ここではシンプルに、3つをお勧めしたいと思います。
===========
1) 「4毒素」についての教育啓蒙をチームで行い、
共通言語とする
2) ゴットマン博士の提唱する「解毒剤」を行う
3) リーダーのあり方として「毒素」の奥にある願いを
聞き取ろうとする
===========
1) 「4毒素」についての教育啓蒙をチームで行い、共通言語とする
4毒素がチームの生産性やモチベーションにどれだけ影響を与えているか、ということをリーダーが教育し、チームの中で共通言語にしてしまうことです。
「ゴメン。

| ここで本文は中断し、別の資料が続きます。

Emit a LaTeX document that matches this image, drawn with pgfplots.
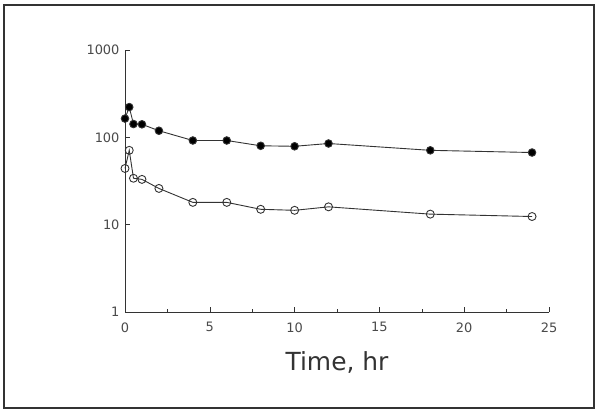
\documentclass[border=0pt]{standalone}
\usepackage{pgfplots}
\pgfplotsset{compat=1.18}
\usepackage{fontspec}
\setmainfont{DejaVu Sans}
\definecolor{ink}{HTML}{333333}
\definecolor{lbl}{HTML}{4A4A4A}
\pgfplotstableread{
t c
0 164
0.25 222
0.5 142
1 141
2 119
4 92
6 92
8 80
10 79
12 85
18 71
24 67
}\filled
\pgfplotstableread{
t c
0 44
0.25 71
0.5 34
1 33
2 26
4 18
6 18
8 15
10 14.6
12 16
18 13.2
24 12.4
}\open
\begin{document}
\begin{tikzpicture}[x=1bp,y=1bp]
\path[use as bounding box] (0,0) rectangle (600,412);
\draw[line width=2.2bp, ink] (4,4) rectangle (594,407);
\begin{axis}[
  at={(125bp,100bp)}, anchor=south west,
  scale only axis, width=424bp, height=262bp,
  xmin=0, xmax=25, ymin=1, ymax=1000,
  ymode=log,
  axis lines=left,
  axis line style={ink, line width=0.7bp, -},
  xtick={0,5,10,15,20,25},
  minor xtick={2.5,7.5,12.5,17.5,22.5},
  ytick={1,10,100,1000},
  yticklabels={1,10,100,1000},
  yminorticks=false,
  tick align=inside,
  major tick length=5bp,
  minor tick length=3bp,
  tick style={ink, line width=0.6bp},
  ticklabel style={font=\fontsize{13}{15}\selectfont, text=lbl},
  /pgf/number format/assume math mode=true,
  xticklabel style={yshift=-7bp},
  yticklabel style={xshift=-2bp},
  xlabel={Time, hr},
  xlabel style={font=\fontsize{25}{29}\selectfont, text=ink, yshift=-12bp},
  clip=false,
]
\addplot[ink, line width=0.9bp, mark=*, mark size=3.8bp, mark options={fill=black, draw=ink}] table[x=t,y=c] {\filled};
\addplot[ink, line width=0.9bp, mark=o, mark size=4bp, mark options={fill=white, draw=ink, line width=0.9bp}] table[x=t,y=c] {\open};
\end{axis}
\end{tikzpicture}
\end{document}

今、俺防御しちゃったね」などと笑って軽く話せるところまでいけば、大分定着してきた証拠です。
2) ゴットマン博士の提唱する「解毒剤」を行う
「解毒剤」ですが、例えば、相手の人格を非難するのではなく、行動を客観的にフィードバックし、将来への期待を伝える、などがあります。
3) リーダーのあり方として「毒素」の奥にある願いを聞き取ろうとする
「毒素」をどのように捉えて関わるか、というリーダーのあり方も大きく影響を与えます。
ゴットマン博士は「不満の背後には夢がある」という表現をされていますが、毒素の奥にはその人なりの「思いや願い」があるものです。
「あいつはああいうヤツなんだ」という決めつけを一旦脇に置いて、その人の奥にどんな思いがあるのかを聴けたなら、よりよい職場を作る上で大事な情報となる可能性は高いと言えます。
さて、ここまでお読み頂いて、皆様はどのような感想をお持ちでしょうか。
「それは確かに理想的かもしれないけど、そんなことやってる余裕も時間もないんだよ」
と言った声もありそうですね。
組織「風土」とはよく言ったもので「関係性創り」は「土壌」改良のようなものです。
目に見えにくい職場の「関係性」も、腰を据えて取り組めば必ず変化が起こります。
まずは目の前の職場の人間関係から、まさに今日のあなたの行動から変化を起こしてみませんか?